Basel regulators still hoping for 2005 date
The Basel II bank capital adequacy Accord could still come into effect by 2005, although the date does hang in the balance, international regulatory sources said.
German Bundesbank president, Ernst Welteke, said in a mid-February newspaper interview that the new rules, which will determine how much reserve capital major banks must set aside to guard against banking risks, probably won’t take effect until 2006.
The Basel Committee declined to comment on Welteke’s remarks. But other regulators say much depends on whether a key survey seeking information on how Basel II could affect banks can be sent out to banks on June 1.
If that date is achieved, then it is a reasonable bet that the third and final consultative paper on Basel II – CP3 – can be issued by the end of this year for comment by the banking industry. That will enable the Basel Committee on Banking Supervision, the architect of Basel II and the body that in effect regulates international banking, to issue its final version of the Accord in the first half of next year.

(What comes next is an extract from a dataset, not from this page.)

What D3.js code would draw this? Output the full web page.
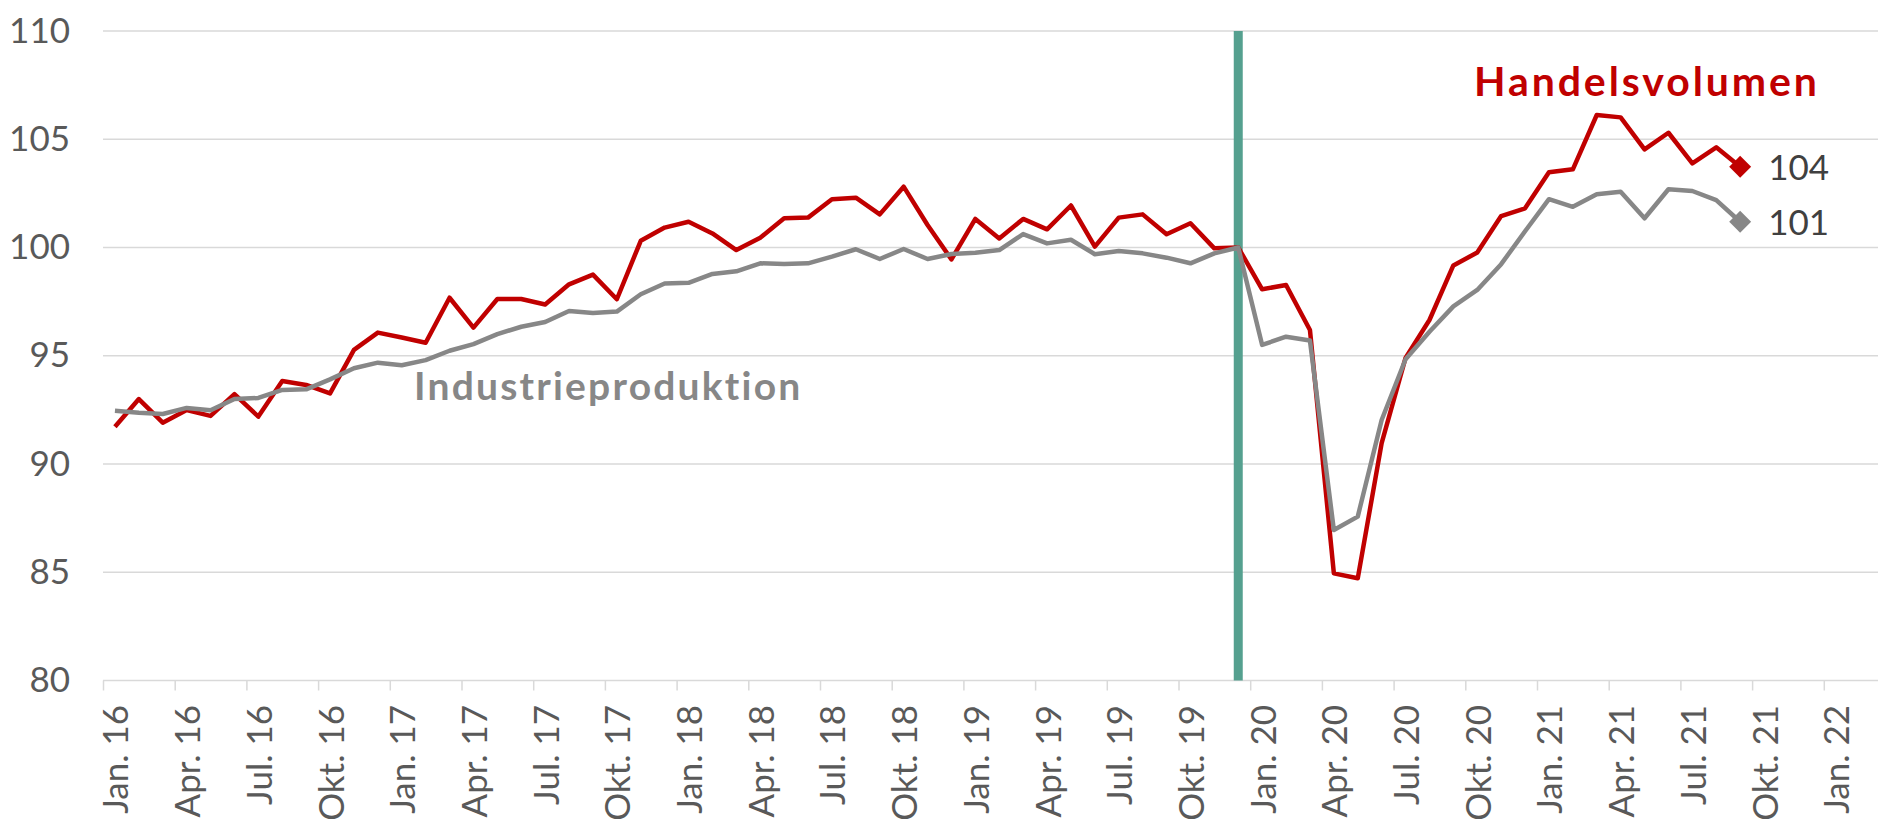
<!DOCTYPE html>
<html>
<head>
<meta charset="utf-8">
<script src="https://cdn.jsdelivr.net/npm/d3@7"></script>
<style>
  html, body { margin: 0; padding: 0; background: #fff; }
  svg { display: block; font-family: Lato, "Open Sans", sans-serif; }
</style>
</head>
<body>
<svg id="chart" width="1878" height="822"></svg>
<script>
// ========================================
// DATA (monthly index, Dez. 2019 = 100, from Jan. 2016)
// ========================================
const tickLabels = [
    'Jan. 16', 'Apr. 16', 'Jul. 16', 'Okt. 16',
    'Jan. 17', 'Apr. 17', 'Jul. 17', 'Okt. 17',
    'Jan. 18', 'Apr. 18', 'Jul. 18', 'Okt. 18',
    'Jan. 19', 'Apr. 19', 'Jul. 19', 'Okt. 19',
    'Jan. 20', 'Apr. 20', 'Jul. 20', 'Okt. 20',
    'Jan. 21', 'Apr. 21', 'Jul. 21', 'Okt. 21',
    'Jan. 22'
];
const yTicks = [80, 85, 90, 95, 100, 105, 110];

const handelsvolumen = [
    91.72, 93.00, 91.91, 92.49, 92.22, 93.23, 92.19, 93.83, 93.65, 93.26, 95.27, 96.07,
    95.84, 95.60, 97.68, 96.30, 97.62, 97.62, 97.37, 98.30, 98.75, 97.61, 100.31, 100.92,
    101.19, 100.65, 99.88, 100.45, 101.35, 101.38, 102.23, 102.30, 101.53, 102.81, 101.04, 99.45,
    101.32, 100.42, 101.32, 100.84, 101.94, 100.04, 101.38, 101.53, 100.61, 101.12, 99.96, 100.00,
    98.07, 98.27, 96.19, 84.95, 84.72, 90.96, 94.90, 96.65, 99.17, 99.77, 101.45, 101.81,
    103.48, 103.61, 106.12, 106.01, 104.53, 105.30, 103.89, 104.63, 103.73
];
const industrieproduktion = [
    92.46, 92.37, 92.31, 92.59, 92.48, 93.00, 93.05, 93.42, 93.45, 93.91, 94.42, 94.68,
    94.56, 94.80, 95.23, 95.54, 96.00, 96.34, 96.56, 97.07, 96.98, 97.04, 97.84, 98.34,
    98.37, 98.78, 98.90, 99.27, 99.24, 99.27, 99.58, 99.92, 99.47, 99.93, 99.47, 99.70,
    99.76, 99.88, 100.62, 100.19, 100.36, 99.69, 99.84, 99.73, 99.53, 99.27, 99.73, 100.00,
    95.50, 95.88, 95.70, 86.95, 87.57, 92.03, 94.84, 96.11, 97.28, 98.04, 99.23, 100.75,
    102.23, 101.88, 102.46, 102.58, 101.35, 102.69, 102.61, 102.19, 101.19
];
const baseMonth = 47; // Dez. 19

// ========================================
// LAYOUT
// ========================================
const W = 1878, H = 822;
const plotLeft = 103, plotTop = 31, plotBottom = 680.5;
const monthW = 23.9;

const svg = d3.select('#chart');

const x = d3.scaleLinear().domain([0, (W - plotLeft) / monthW]).range([plotLeft, W]);
const y = d3.scaleLinear().domain([80, 110]).range([plotBottom, plotTop]);

const RED = '#c00000';
const GREY = '#878787';
const GRID = '#d9d9d9';
const TEXT = '#595959';

// Gridlines
svg.append('g')
    .selectAll('line')
    .data(yTicks).enter()
    .append('line')
    .attr('x1', plotLeft).attr('x2', W)
    .attr('y1', d => y(d)).attr('y2', d => y(d))
    .attr('stroke', GRID).attr('stroke-width', 1.5);

// Y axis labels
const yAxis = svg.append('g')
    .attr('transform', `translate(${plotLeft},0)`)
    .call(d3.axisLeft(y).tickValues(yTicks).tickSize(0).tickPadding(33));
yAxis.select('.domain').remove();
yAxis.selectAll('text')
    .attr('font-size', 35).attr('fill', TEXT)
    .attr('font-family', 'Lato, sans-serif');

// X axis: quarterly ticks, rotated labels centred on the month
const xAxis = svg.append('g')
    .attr('transform', `translate(0,${plotBottom})`)
    .call(d3.axisBottom(x)
        .tickValues(d3.range(0, 73, 3))
        .tickFormat((d, i) => tickLabels[i])
        .tickSize(10));
xAxis.select('.domain').remove();
xAxis.selectAll('line').attr('stroke', GRID).attr('stroke-width', 1.5);
xAxis.selectAll('text')
    .attr('x', 0).attr('y', 13).attr('dy', null)
    .attr('text-anchor', 'end')
    .attr('transform', `translate(${monthW / 2},24.5) rotate(-90)`)
    .attr('font-size', 35).attr('fill', TEXT)
    .attr('font-family', 'Lato, sans-serif');

// Reference line at the base month
svg.append('line')
    .attr('x1', x(baseMonth + 0.5)).attr('x2', x(baseMonth + 0.5))
    .attr('y1', y(110)).attr('y2', y(80))
    .attr('stroke', '#55a08f').attr('stroke-width', 9);

// Series
const line = d3.line()
    .x((d, i) => x(i + 0.5))
    .y(d => y(d));

svg.append('path')
    .datum(handelsvolumen)
    .attr('fill', 'none').attr('stroke', RED)
    .attr('stroke-width', 4.5).attr('stroke-linejoin', 'round')
    .attr('d', line);

svg.append('path')
    .datum(industrieproduktion)
    .attr('fill', 'none').attr('stroke', GREY)
    .attr('stroke-width', 4.5).attr('stroke-linejoin', 'round')
    .attr('d', line);

// End markers + values
const last = handelsvolumen.length - 1;
[[handelsvolumen, RED], [industrieproduktion, GREY]].forEach(([series, color]) => {
    const cx = x(last + 0.5), cy = y(series[last]);
    svg.append('path')
        .attr('d', d3.symbol().type(d3.symbolSquare).size(240)())
        .attr('transform', `translate(${cx},${cy}) rotate(45)`)
        .attr('fill', color);
    svg.append('text')
        .attr('x', cx + 28).attr('y', cy + 13)
        .attr('font-size', 35).attr('fill', '#404040')
        .text(Math.round(series[last]));
});

// Series labels
svg.append('text')
    .attr('x', 1474).attr('y', 96)
    .attr('font-size', 41).attr('font-weight', 700).attr('fill', RED)
    .attr('letter-spacing', 2.9)
    .text('Handelsvolumen');

svg.append('text')
    .attr('x', 414).attr('y', 400)
    .attr('font-size', 39).attr('font-weight', 700).attr('fill', GREY)
    .attr('letter-spacing', 2.2)
    .text('Industrieproduktion');
</script>
</body>
</html>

That should still allow time for national legislation to be passed where necessary, and for banks to get their systems up to scratch by 2005, regulators said.
But they agreed that if the timetable slips further, then 2006 becomes the likeliest date.
The Capital Task Force, the highest level sub-grouping of the Basel Committee, meets on March 11, and the Committee itself meets the next day in an effort to resolve problems.
Supervisors are concentrating on agreeing a policy for treating asset securitisation and loans to small- to medium-sized companies within the credit risk provisions of the Accord – the issues that have held up progress in recent months.
Delays have been a feature of the Basel II story. The Basel Committee last year postponed the Accord’s coming into effect by a year to 2005 while hoping to issue CP3 early this year. In December it was decided new research in the form of QIS3 was needed, and that CP3 would be issued around mid-year. The complexity of the task then resulted in further delays.